In February, I got a phone call. A woman calling to set up an appointment for me to "speak with the director of Human Resources regarding my continued employment with the school district." I knew immediately what was happening, although that knowledge didn't help. I was angry, shaking, on the verge of tears, and expecting a room full of students in less than 40 minutes... what does one do in this situation? If you are me, you run directly to the school psychologist to have a good cry (of course, it doesn't hurt that she has become someone I consider to be one of my best friends).
A week later, sitting in the office of the human resources guy (union president sitting next to me - I'm not entirely stupid, it was the next call I made), I was informed that my contract with the district was not going to be renewed. Because I was still considered a "temporary employee" they don't have to give me a reason or any other information. They even refused to answer the question, "did I do something wrong?" My choice: get sacked or resign. Obviously, I opted for resignation.
To hazard a guess as to why... I am finishing my credential program this month, will have finished my master's degree by September, and would have been up for tenure very soon after that. Who wants to pay a well educated teacher more money when they can hire an intern for practically nothing? I've seen it happen to other teachers in the past and I believe the only way they are getting away with it is because they aren't "firing" all these teachers, they just happen to "resign" ... all of them... right about the time they get their Master's and come up for tenure... um... yeah.

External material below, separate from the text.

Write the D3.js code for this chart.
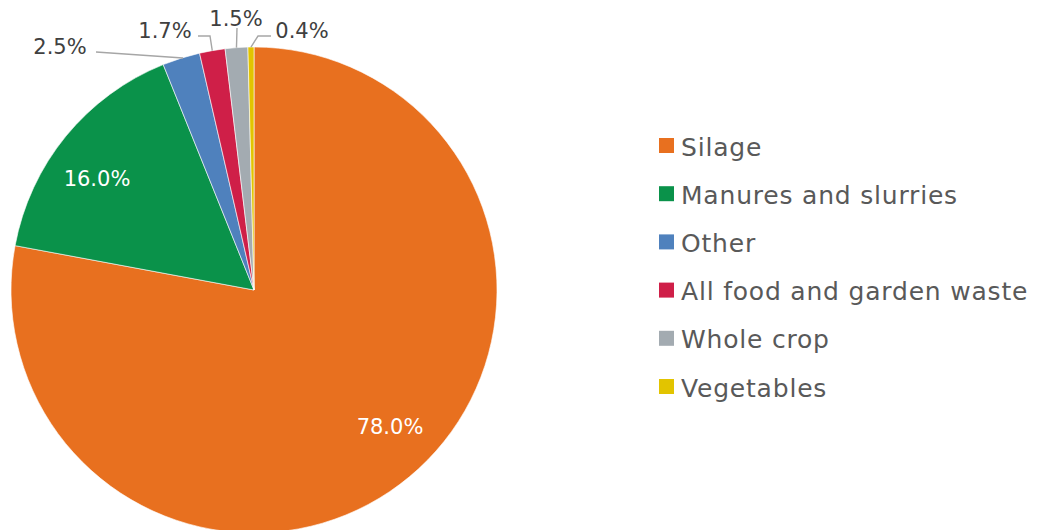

So, I get forced to resign, then get up and go to work the next morning. For four months. My heart aching every single day. As a special education teacher you become involved in your student's lives in much more than an academic way. You speak with their parents on the phone, you have meetings, you know about their disabilities and their backgrounds, you know about each one on a deeply personal level. Some of my students have been in my classes for three years, I have been cultivating relationships with not only the kids, but their parents, siblings, and in some cases extended family, how is it right that I am asked to walk away from these relationships and not look back... or forward. Every day of my life is spent looking at their future, helping them to become the person they and their families hope and dream that they will be. We smile and laugh together, we cry together, we get frustrated together, and now we simply part ways with little more than a goodbye.
Today was the last time I will see most of them. I wished them well, thanked them for being a part of my life, and was lovingly treated to the typical teenage monosyllabic "meh" as they ran out the door to enjoy summer vacation. I have learned to translate that "meh" into "thank you." I can only hope that I made a difference to a couple as I look forward to the next classroom, the next school, and the next wild adventure.
I never wanted to be a teacher. I fought it tooth and nail. Yet, these kids have taught me that really, all I want to do ever, for the rest of my life, is teach. I am a teacher. And proud of it.